De mi parte, puedo revelar que conversando en una ocasión, en torno a la Guerra Hispano-Americana, y a la generación española del 98, me preguntó inesperadamente si yo conocía a un joven, calificado por él como muy talentoso, llamado Leonel Fernández. No lo conocía, y él encomendó a Mariotti para que lo acercase a mí. Por motivo que ignoro, no fue posible ese acercamiento, precisamente cuando el licenciado Polibio Díaz y yo trabajábamos para el reconocimiento legal del PCD, con la finalidad de atraerlo como referente de apoyo para las leyes agrarias del 1973.

Para la época de mis relaciones iniciales con el profesor Bosch, en 1963, el actual Presidente de la República, doctor Leonel Fernández, era un niño, posiblemente alumno de una escuela primaria en la ciudad de Nueva York. En la actualidad es el presidente de la República y el obligado guardián del legado político del líder y fundador del PLD. En su discurso de juramentación, el 27 de febrero de 1963, Bosch, en un ejercicio magistral, declaró que «un buen gobernante democrático debe tener oídos abiertos para oír la verdad, ojos activos para ver lo mal hecho antes de que se realice, mente vigilante para que nadie ponga en peligro la libertad de cada ciudadano, y un corazón libre de odio, dedicado día y noche solo al servicio del pueblo».

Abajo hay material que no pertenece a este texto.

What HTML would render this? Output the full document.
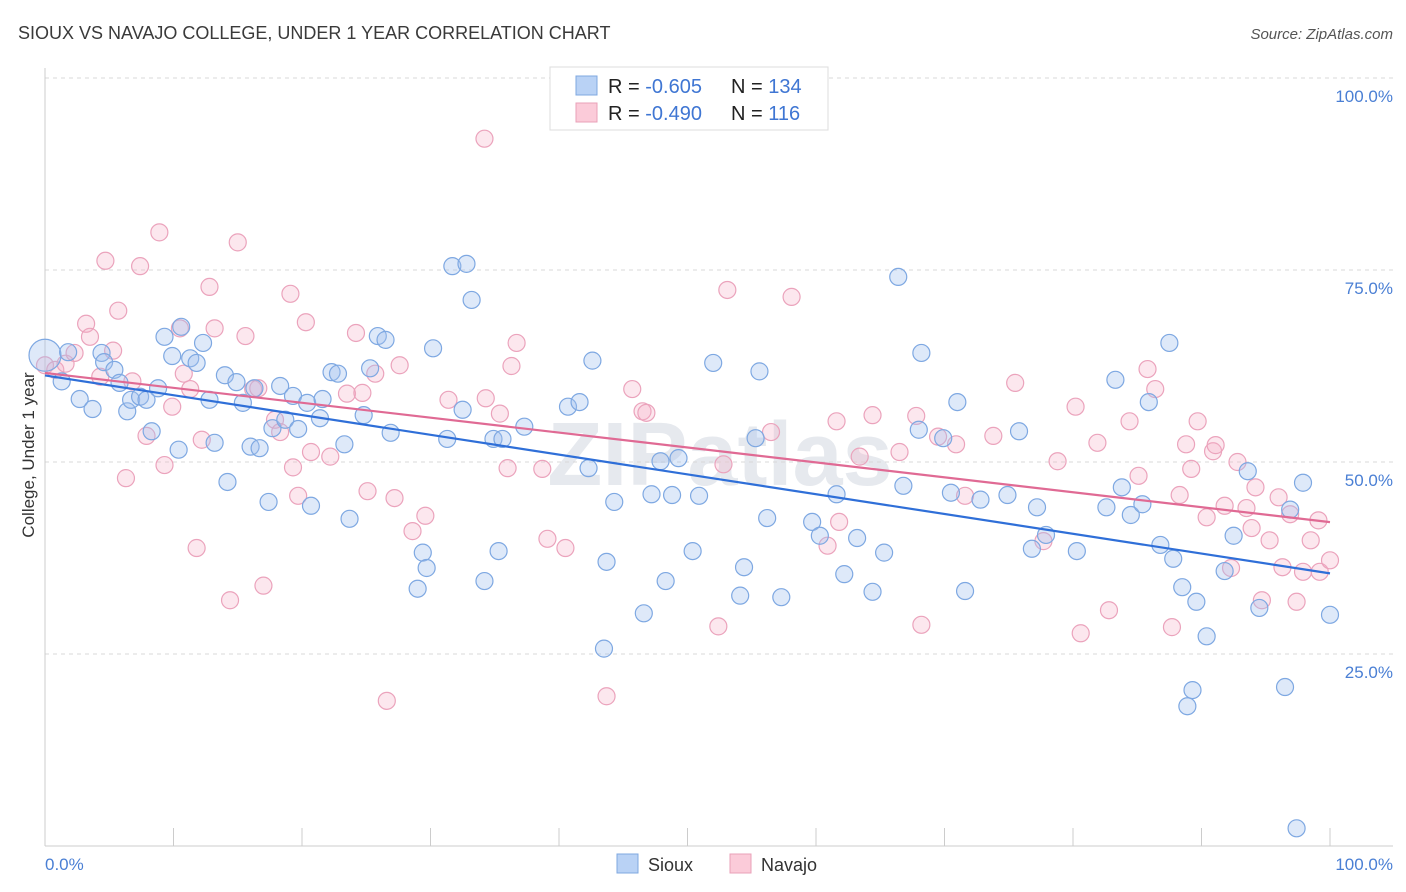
<!DOCTYPE html>
<html><head><meta charset="utf-8">
<style>
body{margin:0;background:#fff;font-family:"Liberation Sans",sans-serif;}
svg{display:block}
</style></head>
<body>
<svg id="chart" width="1406" height="892">
<text x="18" y="39" font-size="18" fill="#3a3a3a">SIOUX VS NAVAJO COLLEGE, UNDER 1 YEAR CORRELATION CHART</text>
<text x="1393" y="39" font-size="15" fill="#555" font-style="italic" text-anchor="end">Source: ZipAtlas.com</text>
<text x="720" y="485" font-size="90" fill="#e6e9ee" text-anchor="middle" font-weight="bold">ZIPatlas</text>
<g id="grid"></g>
<g id="pts"></g>
<g id="trend"></g>
<text transform="translate(34,455) rotate(-90)" font-size="17" fill="#333" text-anchor="middle">College, Under 1 year</text>
<text x="45" y="870" font-size="17" fill="#4a7fd4">0.0%</text>
<text x="1393" y="870" font-size="17" fill="#4a7fd4" text-anchor="end">100.0%</text>
<g>
<rect x="550" y="67" width="278" height="63" fill="#fff" stroke="#ddd"/>
<rect x="576" y="76" width="21" height="19" fill="#b9d2f5" stroke="#7fa8e0"/>
<rect x="576" y="103" width="21" height="19" fill="#fbcbd9" stroke="#eaa0b8"/>
<text x="608" y="93" font-size="20" fill="#222">R = <tspan fill="#3f76d3">-0.605</tspan></text>
<text x="731" y="93" font-size="20" fill="#222">N = <tspan fill="#3f76d3">134</tspan></text>
<text x="608" y="120" font-size="20" fill="#222">R = <tspan fill="#3f76d3">-0.490</tspan></text>
<text x="731" y="120" font-size="20" fill="#222">N = <tspan fill="#3f76d3"> 116</tspan></text>
</g>
<g>
<rect x="617" y="854" width="21" height="19" fill="#b9d2f5" stroke="#7fa8e0"/>
<text x="648" y="871" font-size="18" fill="#333">Sioux</text>
<rect x="730" y="854" width="21" height="19" fill="#fbcbd9" stroke="#eaa0b8"/>
<text x="761" y="871" font-size="18" fill="#333">Navajo</text>
</g>
</svg>
<script>
const yTicks=[25,50,75,100];
const xTicks=[0,10,20,30,40,50,60,70,80,90,100];
const siouxX=[0,1.3,1.8,2.7,3.7,4.4,4.6,5.4,5.8,6.4,6.7,7.4,7.9,8.3,8.8,9.3,9.9,10.4,10.6,11.3,11.8,12.3,12.8,13.2,14.0,14.2,14.9,15.4,16.0,16.3,16.7,17.4,17.7,18.3,18.7,19.3,19.7,20.4,20.7,21.4,21.6,22.3,22.8,23.3,23.7,24.8,25.3,25.9,26.5,26.9,29.0,29.4,29.7,30.2,31.3,31.7,32.5,32.8,33.2,34.2,34.9,35.3,35.6,37.3,40.7,41.6,42.3,42.6,43.5,43.7,44.3,46.6,47.2,47.9,48.3,48.8,49.3,50.4,50.9,52.0,54.1,54.4,55.3,55.6,56.2,57.3,59.7,60.3,61.6,62.2,63.2,64.4,65.3,66.4,66.8,68.0,68.2,69.9,70.5,71.0,71.6,72.8,74.9,75.8,76.8,77.2,77.9,80.3,82.6,83.3,83.8,84.5,85.4,85.9,86.8,87.5,87.8,88.5,88.9,89.3,89.6,90.4,91.8,92.5,93.6,94.5,96.5,96.9,97.4,97.9,100];
const siouxY=[63.9,60.5,64.3,58.2,56.9,64.2,63.0,62.0,60.3,56.6,58.1,58.5,58.1,54.0,59.6,66.3,63.8,51.6,67.6,63.5,62.9,65.5,58.1,52.5,61.3,47.4,60.4,57.7,52.0,59.6,51.8,44.8,54.4,59.9,55.5,58.6,54.3,57.7,44.3,55.7,58.2,61.7,61.5,52.3,42.6,56.1,62.2,66.4,65.9,53.8,33.5,38.2,36.2,64.8,53.0,75.5,56.8,75.8,71.1,34.5,53.0,38.4,53.0,54.6,57.2,57.8,49.2,63.2,25.7,37.0,44.8,30.3,45.8,50.1,34.5,45.7,50.5,38.4,45.6,62.9,32.6,36.3,53.1,61.8,42.7,32.4,42.2,40.4,45.8,35.4,40.1,33.1,38.2,74.1,46.9,54.2,64.2,53.1,46.0,57.8,33.2,45.1,45.7,54.0,38.7,44.1,40.5,38.4,44.1,60.7,46.7,43.1,44.5,57.8,39.2,65.5,37.4,33.7,18.2,20.3,31.8,27.3,35.8,40.4,48.8,31.0,20.7,43.8,2.3,47.3,30.1];
const navajoX=[0,0.8,1.6,2.3,3.2,3.5,4.3,4.7,5.3,5.7,6.3,6.8,7.4,7.9,8.9,9.3,9.9,10.5,10.8,11.3,11.8,12.2,12.8,13.2,14.4,15.0,15.6,16.2,16.6,17.0,17.9,18.3,19.1,19.3,19.7,20.3,20.7,22.2,23.5,24.2,24.7,25.1,25.7,26.6,27.2,27.6,28.6,29.6,31.4,34.2,34.3,35.4,36.0,36.3,36.7,38.7,39.1,40.5,43.7,45.7,46.5,46.8,52.4,52.8,53.1,56.5,58.1,60.9,61.6,61.8,63.4,64.4,66.5,67.8,68.2,69.5,70.9,71.6,73.8,75.5,77.7,78.8,80.2,80.6,81.9,82.8,84.4,85.1,85.8,86.4,87.7,88.3,88.8,89.2,89.7,90.4,90.9,91.1,91.8,92.3,92.8,93.5,93.9,94.2,94.7,95.3,96.0,96.3,96.9,97.4,97.9,98.5,99.2,100,99.1];
const navajoY=[62.6,62.0,62.8,64.2,68.0,66.3,61.1,76.2,64.5,69.7,47.9,60.5,75.5,53.4,79.9,49.6,57.2,67.4,61.5,59.5,38.8,52.9,72.8,67.4,32.0,78.6,66.4,59.5,59.6,33.9,55.5,53.9,71.9,49.3,45.6,68.2,51.3,50.7,58.9,66.8,59.0,46.2,61.5,18.9,45.3,62.6,41.0,43.0,58.1,92.1,58.3,56.3,49.2,62.5,65.5,49.1,40.0,38.8,19.5,59.5,56.6,56.4,28.6,49.7,72.4,53.9,71.5,39.1,55.3,42.2,50.7,56.1,51.3,56.0,28.8,53.3,52.3,45.6,53.4,60.3,39.7,50.1,57.2,27.7,52.5,30.7,55.3,48.2,62.1,59.5,28.5,45.7,52.3,49.1,55.3,42.8,51.4,52.2,44.3,36.2,50.0,44.0,41.4,46.7,32.0,39.8,45.4,36.3,43.2,31.8,35.7,39.8,35.7,37.2,42.4];
const X0=45,X1=1330,Y0=846,Y100=78;
const sx=v=>X0+(X1-X0)*v/100;
const sy=v=>Y0-(Y0-Y100)*v/100;
const NS="http://www.w3.org/2000/svg";
const grid=document.getElementById('grid');
function mk(tag,attrs,parent){const e=document.createElementNS(NS,tag);for(const k in attrs)e.setAttribute(k,attrs[k]);parent.appendChild(e);return e;}
yTicks.forEach(t=>{
  const l=mk('line',{x1:45,x2:1393,y1:sy(t),y2:sy(t),stroke:'#d8d8d8','stroke-dasharray':'4,4'},grid);
  
  
  const tx=mk('text',{x:1393,y:sy(t)+24,'font-size':17,fill:'#4a7fd4','text-anchor':'end'},grid);
  tx.textContent=t.toFixed(1)+'%';
  
  
});
const ax=mk('line',{x1:45,x2:45,y1:68,y2:846,stroke:'#ccc'},grid);


const bx=mk('line',{x1:45,x2:1393,y1:846,y2:846,stroke:'#ccc'},grid);


xTicks.forEach(t=>{
  const l=mk('line',{x1:sx(t),x2:sx(t),y1:828,y2:846,stroke:'#ccc'},grid);
  
  
});
const pts=document.getElementById('pts');
function drawSeries(xs,ys,fill,stroke,name){
  xs.forEach((x,i)=>{
    const c=mk('circle',{cx:sx(x),cy:sy(ys[i]),r:(i===0&&name==='sioux')?16:8.5,fill:fill,stroke:stroke,'stroke-width':1.2},pts);
    
    
  });
}
drawSeries(navajoX,navajoY,'rgba(245,175,200,0.3)','#eba3bc','navajo');
drawSeries(siouxX,siouxY,'rgba(160,192,238,0.35)','#7ea8e2','sioux');
function fit(xs,ys){const n=xs.length;let mx=0,my=0;xs.forEach((x,i)=>{mx+=x;my+=ys[i];});mx/=n;my/=n;let a=0,b=0;xs.forEach((x,i)=>{a+=(x-mx)*(ys[i]-my);b+=(x-mx)*(x-mx);});const m=a/b;return [my-m*mx,m];}
const tr=document.getElementById('trend');
[[siouxX,siouxY,'#2f6fd8','sioux-trendline'],[navajoX,navajoY,'#e06a94','navajo-trendline']].forEach(([xs,ys,col,nm])=>{
  const [b,m]=fit(xs,ys);
  const l=mk('line',{x1:sx(0),y1:sy(b),x2:sx(100),y2:sy(b+100*m),stroke:col,'stroke-width':2.2},tr);
  
  
});
</script>
</body></html>
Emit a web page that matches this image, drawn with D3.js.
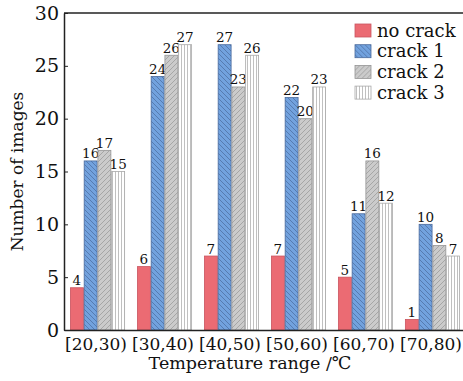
<!DOCTYPE html>
<html><head><meta charset="utf-8">
<script src="https://cdn.jsdelivr.net/npm/d3@7/dist/d3.min.js"></script>
<style>body{margin:0;background:#fff;} svg{display:block;font-family:"DejaVu Serif","Liberation Serif",serif;}</style>
</head><body><svg id="c" width="463" height="381"></svg>
<script>
const categories = ["[20,30)","[30,40)","[40,50)","[50,60)","[60,70)","[70,80)"];
const seriesNames = ["no crack","crack 1","crack 2","crack 3"];
const noCrack = [4,6,7,7,5,1];
const crack1 = [16,24,27,22,11,10];
const crack2 = [17,26,23,20,16,8];
const crack3 = [15,27,26,23,12,7];
const yTicks = [0,5,10,15,20,25,30];
const seriesValues = [noCrack, crack1, crack2, crack3];

const svg = d3.select("#c");
const defs = svg.append("defs");
function pat(id, bg, draw){
  const p = defs.append("pattern").attr("id",id).attr("patternUnits","userSpaceOnUse").attr("width",5).attr("height",5);
  p.append("rect").attr("width",5).attr("height",5).attr("fill",bg);
  draw(p);
}
pat("p0","#eb6b73",()=>{});
pat("p1","#72a2de",p=>{
  p.append("path").attr("d","M-1,-1 L6,6 M-1,4 L1,6 M4,-1 L6,1").attr("stroke","#4a6a9c").attr("stroke-width",0.7);
});
pat("p2","#cbcbcb",p=>{
  p.append("path").attr("d","M-1,6 L6,-1 M-1,1 L1,-1 M4,6 L6,4").attr("stroke","#979797").attr("stroke-width",0.7);
});
defs.append("pattern").attr("id","p3").attr("patternUnits","userSpaceOnUse").attr("width",3).attr("height",4)
  .call(p=>{p.append("rect").attr("width",3).attr("height",4).attr("fill","#fff");
            p.append("line").attr("x1",1.5).attr("x2",1.5).attr("y1",0).attr("y2",4).attr("stroke","#b0b0b0").attr("stroke-width",0.8);});
const fills = ["url(#p0)","url(#p1)","url(#p2)","url(#p3)"];
const strokes = ["#c95560","#4a6a9c","#959595","#a8a8a8"];

const mL=64, mR=466, mT=13, mB=330;
const x = d3.scaleBand().domain(categories).range([mL,mR]).paddingInner(12/67).paddingOuter(0.09);
const xs = d3.scaleBand().domain(seriesNames).range([0,x.bandwidth()]);
const y = d3.scaleLinear().domain([0,30]).range([mB,mT]);

const g = svg.append("g");
seriesNames.forEach((s,si)=>{
  const data = seriesValues[si];
  g.selectAll(null).data(categories).enter().append("rect")
    .attr("x",d=>x(d)+xs(s)+0.4)
    .attr("y",(d,i)=>y(data[i]))
    .attr("width",xs.bandwidth()-0.8)
    .attr("height",(d,i)=>mB-y(data[i]))
    .attr("fill",fills[si]).attr("stroke",strokes[si]).attr("stroke-width",0.8);
  g.selectAll(null).data(categories).enter().append("text")
    .attr("x",d=>x(d)+xs(s)+xs.bandwidth()/2)
    .attr("y",(d,i)=>y(data[i])-2.5)
    .attr("text-anchor","middle").attr("font-size",13.5).attr("fill","#111")
    .text((d,i)=>data[i]);
});

const yAxis = d3.axisLeft(y).tickValues(yTicks).tickSizeInner(-4).tickSizeOuter(0).tickPadding(5);
const ya = svg.append("g").attr("transform",`translate(${mL},0)`).call(yAxis);
ya.selectAll("text").attr("font-size",19).attr("font-family","DejaVu Serif, serif").attr("fill","#111");
ya.select(".domain").attr("stroke","#222").attr("stroke-width",1.5);
ya.selectAll(".tick line").attr("stroke","#222");

const xAxis = d3.axisBottom(x).tickSize(0).tickPadding(8);
const xa = svg.append("g").attr("transform",`translate(0,${mB})`).call(xAxis);
xa.selectAll("text").attr("font-size",17).attr("font-family","DejaVu Serif, serif").attr("fill","#111").attr("dx",-1.5);
xa.select(".domain").attr("stroke","#222").attr("stroke-width",1.5);

svg.append("line").attr("x1",mL).attr("x2",mR).attr("y1",mT).attr("y2",mT).attr("stroke","#222").attr("stroke-width",1.5);

svg.append("text").attr("transform",`translate(23,${(mT+mB)/2}) rotate(-90)`)
  .attr("text-anchor","middle").attr("font-size",17).attr("fill","#111").text("Number of images");
svg.append("text").attr("x",250).attr("y",369)
  .attr("text-anchor","middle").attr("font-size",17.5).attr("fill","#111").text("Temperature range /℃");

const lg = svg.append("g").attr("transform","translate(355,24)");
seriesNames.forEach((s,i)=>{
  const row = lg.append("g").attr("transform",`translate(0,${i*20.7})`);
  row.append("rect").attr("width",16).attr("height",13).attr("fill",fills[i]).attr("stroke",strokes[i]).attr("stroke-width",0.8);
  row.append("text").attr("x",22).attr("y",12.5).attr("font-size",18).attr("fill","#111").text(s);
});
</script></body></html>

En este su segundo ejercicio presidencial, el doctor Leonel Fernández no tiene frente a sí las perturbaciones de la guerra fría, la animadversión de unos curas encapsulados en el medioevo, ni un sindicalismo monolíticamente unificado, como guerrilla de la oposición política. Pero no debe desentenderse de que es un solitario del poder, y de que en torno a esa soledad merodean insomnes los intereses creados. «Gobernar es velar», sentenció en el Siglo de Oro Español don Francisco de Quevedo y Villegas.